After I train the model using a different dataset I found the details: ALGORITHM DETAILS Algorithm Logistic regression Penalty None C TRAINING DATA Rows (before preprocessing) 36393 Rows (after preprocessing) 18683 Columns (before preprocessing) 73 Columns (after preprocessing) 145 Matrix type dense
maybe this will help. The number of "after prepoccessing" records is right but I don't get what "Rows (before preprocessing) 36393" mean. How did DSS come up with this number?
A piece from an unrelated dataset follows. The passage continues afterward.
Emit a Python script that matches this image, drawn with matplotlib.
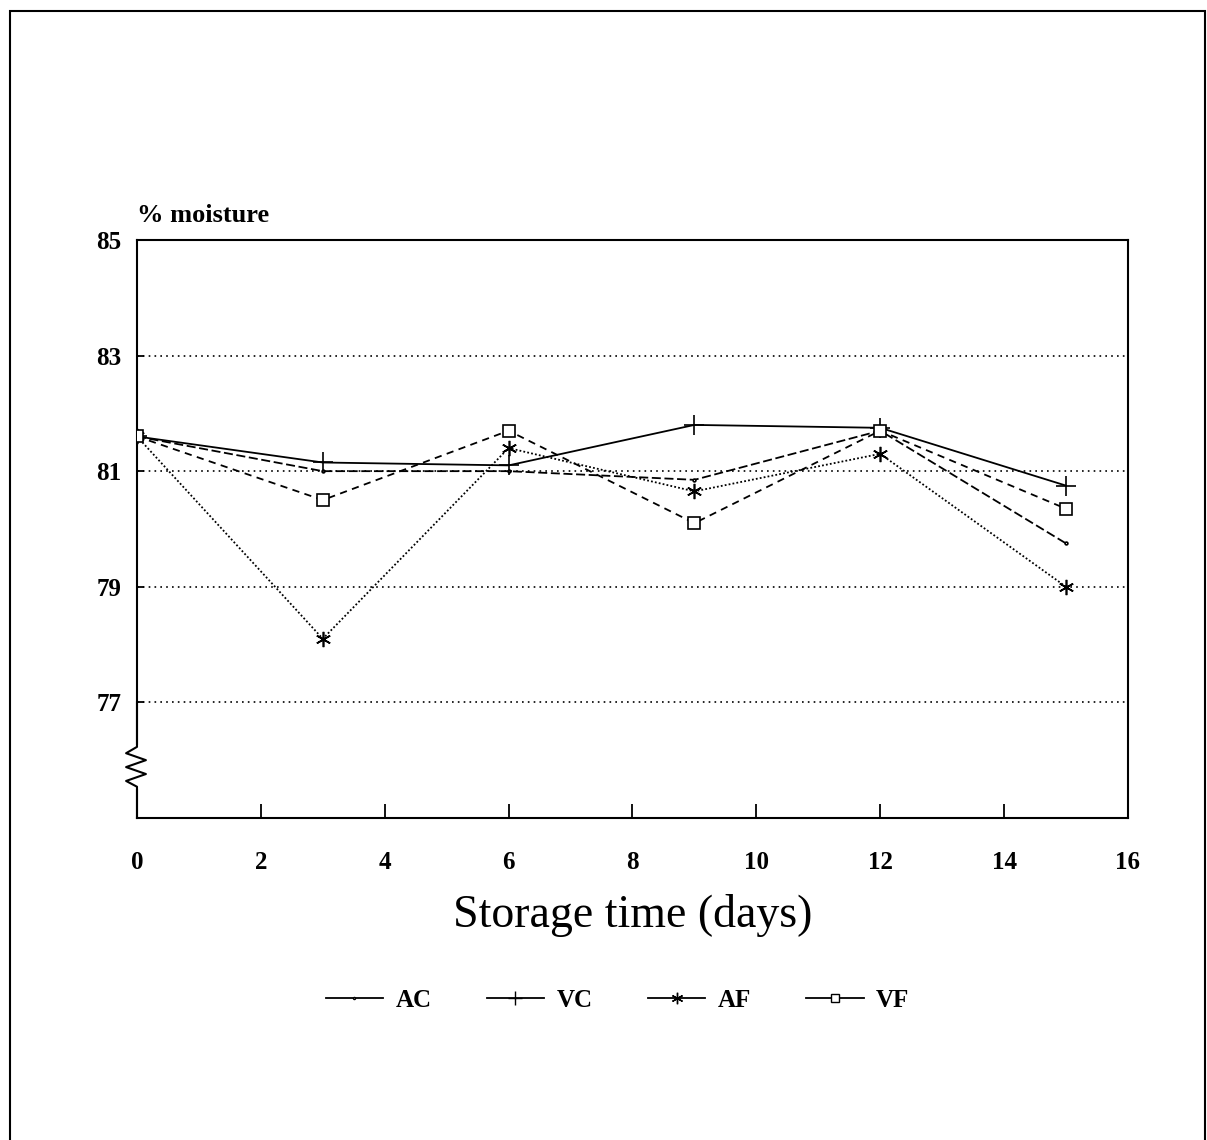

The "Status" tab shows the right record count, which is around 9k. Every time I retrain the model I check the "Drop existing sets, recompute new ones" checkbox. The "result" page still shows more than 30k records in total. Back in 2017 someone already had the same problem but no fix was provided. See the link below: https://answers.dataiku.com/1155/train-set-for-a-model-has-more-rows-than-actual-dataset?show=1155#q1155
I have checked many times. After you train the model, on the "Result" page, it will show something like "Train set 3xxxx rows Test set 8xxx rows Train time about 6 seconds" but the origianl dataset is like 9000 rows something . I used default settings. 0.8-0.2 split. Could be a bug.
I searched Q&A and it seemed one guy had the similar problem.